Acórdão nº 08S2315 de Supremo Tribunal de Justiça (Portugal), 14 de Maio de 2009
Magistrado Responsável | MÁRIO PEREIRA |
Data da Resolução | 14 de Maio de 2009 |
Emissor | Supremo Tribunal de Justiça (Portugal) |
Acordam na Secção Social do Supremo Tribunal de Justiça: I - O autor AA instaurou a presente acção emergente de contrato individual de trabalho com processo comum, contra as rés: - BB, S.A., e, - C..& R..., Lda, terminando a sua petição inicial com o seguinte pedido: "Ser reconhecido como trabalhador efectivo da Ré BB, com efeitos reportados a 01/09/95, e a referida Ré condenada a integrá-lo nos seus efectivos sob a cominação de sanção pecuniária compulsória adequada, que se julga razoável, atendendo ao seu poderio financeiro, fixá-la em €: 2.000,00 por dia; e a Ré C..& R... condenada a reconhecer tal integração, sob igual cominação." Para tanto, alegou, em síntese: Trabalha ao serviço da Ré BB, desde 01-09-95, no seu estabelecimento industrial, sito nas Marinhas de D. Pedro, em Santa Iria da Azóia, sob a sua autoridade e direcção, embora contratado e cedido sucessivamente àquela, pelas empresas MTS, Lda., primeiro, Tempor - Cedência Temporária, Selecção e Formação de Trabalhadores, Lda., depois, e, por fim, C..& R..., Lda.; primeiro celebrou contratos verbais com a MTS e com a Tempor Lda, reduzindo-se a escrito o contrato celebrado com esta em 19-10-98, denominado "contrato de trabalho temporário" e renovado a partir de 01-03-99 até 31-12-99; ainda na vigência deste período contratual, apareceu em cena a 2.ª Ré, C..& R... que, em 01-10-99, celebrou com o autor um contrato de trabalho dito "a termo incerto"; desde a sua admissão, vem trabalhando por conta, sob a autoridade e a direcção da Ré BB, cedido embora, primeiro pela MTS, depois pela Tempor Lda. e por fim, pela Ré C...& R... Lda., cedência ocasional essa ilícita o que lhe conferiu o direito de optar pela integração no efectivo do pessoal da empresa cessionária, com efeitos reportados ao início da cedência (01.09.1995), de acordo com o disposto no n.° 1 do art. 30º da LTT, opção que exerceu através de cartas registadas que enviou às Rés em 19-09-2003.

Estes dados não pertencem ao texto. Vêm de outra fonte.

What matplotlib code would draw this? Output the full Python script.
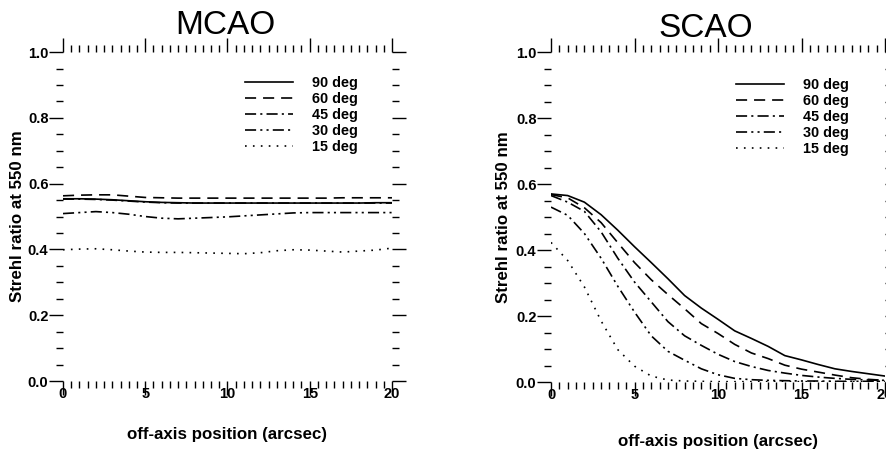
import numpy as np
import matplotlib
matplotlib.use("Agg")
import matplotlib.pyplot as plt
from matplotlib.ticker import MultipleLocator

plt.rcParams['font.family'] = ['Liberation Sans', 'DejaVu Sans']
plt.rcParams['lines.scale_dashes'] = False

# off-axis position (arcsec)
x = np.arange(0, 21)
labels = ['90 deg', '60 deg', '45 deg', '30 deg', '15 deg']

# MCAO strehl
mcao_90 = [0.554, 0.554, 0.553, 0.551, 0.548, 0.545, 0.543, 0.542, 0.541, 0.541, 0.541,
           0.541, 0.541, 0.541, 0.541, 0.541, 0.541, 0.541, 0.541, 0.542, 0.542]
mcao_60 = [0.563, 0.565, 0.566, 0.566, 0.562, 0.558, 0.557, 0.556, 0.556, 0.556, 0.556,
           0.556, 0.556, 0.556, 0.556, 0.556, 0.556, 0.557, 0.557, 0.557, 0.557]
mcao_45 = [0.553, 0.553, 0.552, 0.550, 0.547, 0.544, 0.542, 0.541, 0.541, 0.541, 0.541,
           0.541, 0.541, 0.541, 0.541, 0.541, 0.541, 0.541, 0.541, 0.541, 0.541]
mcao_30 = [0.509, 0.512, 0.515, 0.512, 0.507, 0.500, 0.495, 0.493, 0.495, 0.497, 0.499,
           0.502, 0.505, 0.508, 0.511, 0.512, 0.512, 0.512, 0.512, 0.512, 0.512]
mcao_15 = [0.399, 0.401, 0.402, 0.399, 0.395, 0.392, 0.391, 0.391, 0.390, 0.389, 0.388,
           0.387, 0.390, 0.396, 0.399, 0.398, 0.395, 0.392, 0.395, 0.398, 0.404]

# SCAO strehl
scao_90 = [0.570, 0.565, 0.545, 0.507, 0.460, 0.410, 0.362, 0.313, 0.262, 0.224, 0.190,
           0.155, 0.132, 0.108, 0.080, 0.067, 0.053, 0.040, 0.032, 0.025, 0.018]
scao_60 = [0.568, 0.558, 0.528, 0.483, 0.422, 0.362, 0.310, 0.265, 0.222, 0.177, 0.147,
           0.114, 0.088, 0.071, 0.051, 0.039, 0.030, 0.021, 0.013, 0.008, 0.005]
scao_45 = [0.565, 0.545, 0.517, 0.455, 0.375, 0.303, 0.243, 0.183, 0.140, 0.111, 0.084,
           0.062, 0.047, 0.035, 0.027, 0.020, 0.015, 0.011, 0.008, 0.006, 0.005]
scao_30 = [0.530, 0.505, 0.450, 0.375, 0.290, 0.212, 0.140, 0.093, 0.066, 0.040, 0.022,
           0.011, 0.007, 0.005, 0.004, 0.003, 0.003, 0.002, 0.002, 0.002, 0.002]
scao_15 = [0.423, 0.368, 0.288, 0.185, 0.098, 0.048, 0.018, 0.006, 0.003, 0.002, 0.001,
           0.001, 0.001, 0.001, 0.001, 0.001, 0.001, 0.001, 0.001, 0.001, 0.001]

styles = ['-', (0, (8, 5)), (0, (8, 3, 1.5, 3)), (0, (8, 3, 1.5, 3, 1.5, 3)), (0, (1.2, 4.5))]

fig = plt.figure(figsize=(8.86, 4.5), dpi=100)
ax1 = fig.add_axes([0.0711, 0.1533, 0.3713, 0.731])
ax2 = fig.add_axes([0.6219, 0.1511, 0.3770, 0.7333])


def setup(ax, title, data, tx, ty, lx, ly, leg_x, leg_y):
    for y, ls, lab in zip(data, styles, labels):
        ax.plot(x, y, color='black', lw=1.2, linestyle=ls, label=lab)
    ax.set_xlim(0, 20)
    ax.set_ylim(0, 1.0)
    for s in ax.spines.values():
        s.set_visible(False)
    ax.xaxis.set_major_locator(MultipleLocator(5))
    ax.xaxis.set_minor_locator(MultipleLocator(0.5))
    ax.yaxis.set_major_locator(MultipleLocator(0.2))
    ax.yaxis.set_minor_locator(MultipleLocator(0.05))
    ax.set_yticks([0.0, 0.2, 0.4, 0.6, 0.8, 1.0])
    ax.set_yticklabels(['0.0', '0.2', '0.4', '0.6', '0.8', '1.0'])
    ax.tick_params(which='both', direction='out', top=True, right=True, width=1.0)
    ax.tick_params(which='major', length=10)
    ax.tick_params(which='minor', length=5)
    ax.tick_params(axis='x', which='major', pad=-6)
    ax.tick_params(axis='y', which='major', pad=0.5)
    for t in ax.get_xticklabels() + ax.get_yticklabels():
        t.set_fontweight('bold')
        t.set_fontsize(10.5)
    ax.text(tx, ty, title, transform=ax.transAxes, ha='center', va='center', fontsize=24)
    ax.set_ylabel('Strehl ratio at 550 nm', fontsize=12.2, fontweight='bold')
    ax.yaxis.set_label_coords(lx, 0.5)
    ax.set_xlabel('off-axis position (arcsec)', fontsize=12.2, fontweight='bold')
    ax.xaxis.set_label_coords(0.5, ly)
    ax.legend(loc='upper left', bbox_to_anchor=(leg_x, leg_y), frameon=False,
              handlelength=3.35, handletextpad=1.3, labelspacing=0.15, borderpad=0,
              borderaxespad=0, prop={'weight': 'bold', 'size': 10.4})


setup(ax1, 'MCAO', [mcao_90, mcao_60, mcao_45, mcao_30, mcao_15],
      0.495, 1.08, -0.115, -0.14, 0.553, 0.928)
setup(ax2, 'SCAO', [scao_90, scao_60, scao_45, scao_30, scao_15],
      0.464, 1.07, -0.12, -0.157, 0.554, 0.922)

fig.savefig('out.png', dpi=100)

A R. C..& R..., Lda. contestou, invocando que não é uma empresa de trabalho temporário, que o contrato de trabalho que celebrou com o autor é válido, que o autor nunca foi cedido à R. BB e esta nunca assumiu a posição de cessionária, em qualquer acordo ou contrato celebrado entre ambas e que é uma empresa prestadora de serviços na área da metalomecânica, sendo nessa veste que celebrou com a BB diversos contratos de prestação de serviço, pelo que o autor não tem direito a ser integrado no quadro de efectivos da ré BB, devendo a acção ser julgada improcedente.
A R. BB, S.A., na sua contestação, para além de excepcionar a ineptidão da petição inicial, impugnou os factos alegados pelo autor, invocando, em suma: que contratou com empresas especializadas a prestação dos serviços necessários à manutenção dos equipamentos existentes nas suas instalações industriais, o que naturalmente determina que fique a cargo de tais empresas a contratação e gestão dos recursos necessários ao cumprimento do contrato, incluindo os recursos humanos; que não é verdade que o autor exerça actividade sob a sua autoridade e direcção, pese embora seja exacto que trabalhe na manutenção dos seus equipamentos industriais desde 01-09-95, cumprindo o horário que é determinado pela 2.ª ré, recebendo ordens quanto às tarefas a executar dos responsáveis desta, que fiscalizam o cumprimento da sua actividade, o que não significa que não tenha pessoas, os seus supervisores, que, na sua organização, tratam de integrar o autor e de lhe dar orientações genéricas sobre aquilo que tem para fazer; que o autor nunca trabalhou sob a sua autoridade e direcção, não tem nenhum posto de trabalho, nem recebe quaisquer ordens dos seus supervisores, não exercendo sobre ele qualquer poder de autoridade e direcção próprios de uma entidade empregadora; que não há qualquer cedência do trabalhador, nem podia haver, como também o autor trabalha sob as ordens e direcção da co-ré; que o autor não tinha, assim, qualquer direito a optar pela integração nos seus quadros e daí que a declaração que emitiu tivesse sido liminarmente rejeitada.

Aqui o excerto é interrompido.